As I have mentioned many times here before, I came out of an independent Baptist background, was involved in one of the first modern megachurches, spent some time in a Calvary Chapel, and since then in a Presbyterian (PCA) church. Most of the churches I’ve seen have been, either de jure or de facto, run, owned, or ruled by one pastor, and there has been a relatively weak board of deacons or elders, as well as in some cases more than one paid pastor. I realize my experience is not exactly typical, especially when compared with that of people who attend churches with strong denominations.

The churches I attended growing up formed as splits off Southern Baptist churches, and were at least partly reacting to a theological liberal drift in Southern Baptist seminaries. They tended to associate with one another formally only to sponsor missionaries, in imitation of their SBC forebears. They were in almost all other regards independent, although there were a couple that always recruited pastors that went to the same school.

The megachurch was built around a single personality (Jerry Falwell) and is still sort of finding its way since his death. They’ve joined the SBC; I really have no feel for how that new relationship is going.

I loved my Calvary Chapel, but it more or less crumpled under the weight of pastoral misbehavior. Calvary pretty much has a “Moses model” of leadership and any accountability between churches was during my time there limited to a single sanction: “Big Calvary” could disaffiliate a local church, but that was about it. There were representations of other affiliations, but in a crisis they turned out to be over-represented.

Each of these churches had a way of explaining how their take on church governance lined up with the New Testament passages describing pastors, apostles, elders, and deacons. There was also in each case a kind of “folk theology” that was assumed but not stated that the pastor filled some sort of apostle/elder role, and our deacons or elders filled some sort of elder/deacon role.

We always understood that apostles were more than missionaries; their “apo-” prefix meant they were sent by someone, and we took that to mean God, rather than just sent by a church or group of churches. We knew at one level that all the real Apostles were dead, but we tended to give our local pastor a break when he sat in Paul’s seat, so to speak. This made me uncomfortable, and still does.

We also understood from the Scriptures that the original elders were appointed by the Apostles or their delegates (Timothy; Titus) but we sort of glossed over this because the Apostles weren’t available, and being Baptists we had soft spot for voting. We voted on our deacons and they served as elders. Because our churches were relatively small this worked reasonably well. We occasionally ran into problems because deacons had limited terms and pastors were in principle serving for life.

Every model is imperfect, and every model is liable to some kind of excess. I think lately we’ve seen more trouble from megachurches with superstar pastors who are not accountable, and it’s this situation that is causing some churches to move to elder-led structures. I have lately been listening to a 22-part podcast from an Albuquerque church that has elder leadership as described by Alexander Strauch [PDF, link].
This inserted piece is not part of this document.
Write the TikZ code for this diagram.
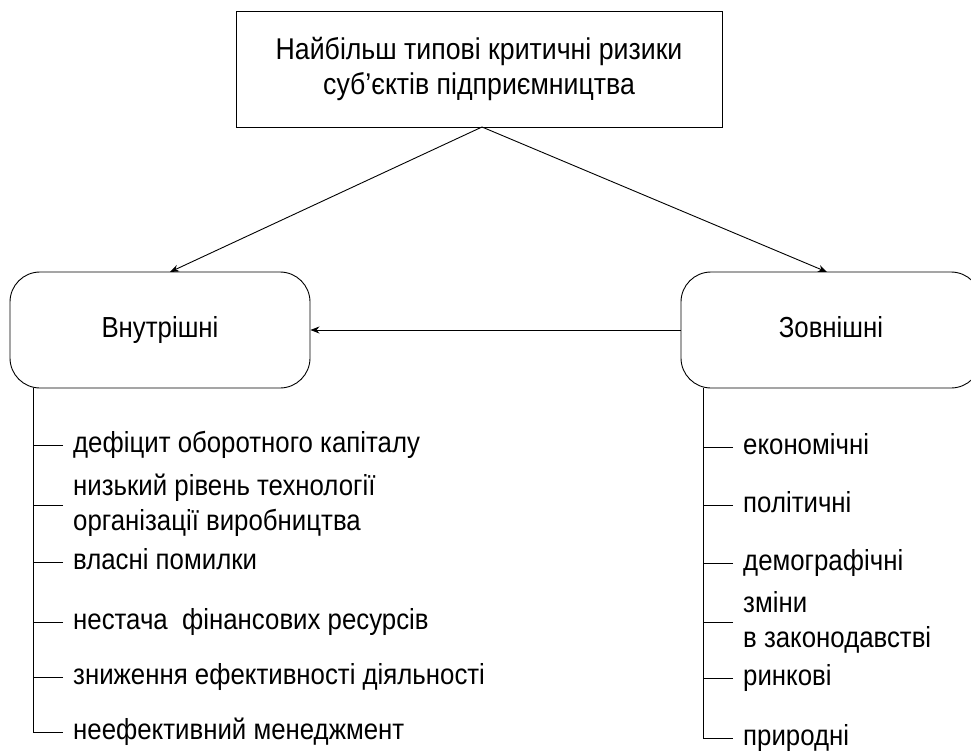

This church has a formal group of elders, some paid, some not, and follows Strauch’s interpretation of various New Testament passages. This is the first time I’ve found a church (apart from the Brethren fellowship I mentioned in another post) that attempts to constitute their leadership according to all the various verses that talk about elders.

I’m about halfway through the series, and I’m putting off any analysis until I get through it. So far I’d call it fascinating. I was surprised to discover that they constitute themselves as an independent church and take a dim view of both head pastors and seminaries, but they have a single paid elder who does the bulk of the pulpit preaching. Twenty-three hours of anything is a lot to digest. More later.


  1. November 2, 2011 at 6:15 am

    The NT and the church fathers are all over the place on polity. Show me a bishop/pastor/elder/ deacon configuration and I’ll show you some analog from before 300. To me, the important thing is not so much the configuration as it is the ecclesiology which lies behind it. Yes Baptists love to vote, but they also value their autonomy about as much as they do their salvation, yet they fail to grasp that their extreme valorization of autonomy goes hand in hand with the rise of the Enlightenment’s liberalism that they love to bash so much. The theology of the connectional church which is accountable not just inside the congregation to one another but also outside the congregation to the rest of the larger church has been suppressed in favor of secular notions of “freedom” and “liberty” that scarcely varies from the account given in civil society. This comparatively recent understanding is then projected back onto ancient Christianity as if the apostles et al were Jeffersonian liberals, so as to justify not having to account for one’s faith and practice to any other than one’s own congregational board, which has often been selected by the pastor anyway, and which thus has about as much credibility as the North Korean parliament.

    • November 2, 2011 at 9:56 am

      Tim —

      Your point about certain aspects of Baptist culture, including church governance, being a byproduct of the period of time when the Baptists formed as a movement and then a denomination, is well-taken. I might gently suggest that they are not unique in being a product of their time.

      I would be interested to hear any example of Congregational church polity in Scripture. I’ve been saving the one example I have found in my reading for a separate post.

      One of the two or three things that gives me pause as I listen to the podcast I linked to above is their claim that the autonomy of the local church is Scriptural. I haven’t heard the whole thing, so I want to reserve judgment, but it is my understanding that local first-century churches were accountable to the apostles in some sense.

      I think if I had to boil down my post above into two points it would be this: where the independent fundamentalist churches I attended in the Seventies were primarily a reaction to a liberal drift in the Southern Baptist Church, the current crop of elder-led churches are a reaction to excesses in the current unitary-pastor megachurch trend. We had our intrinsic problems then; they will probably need to confront their own intrinsic problems too.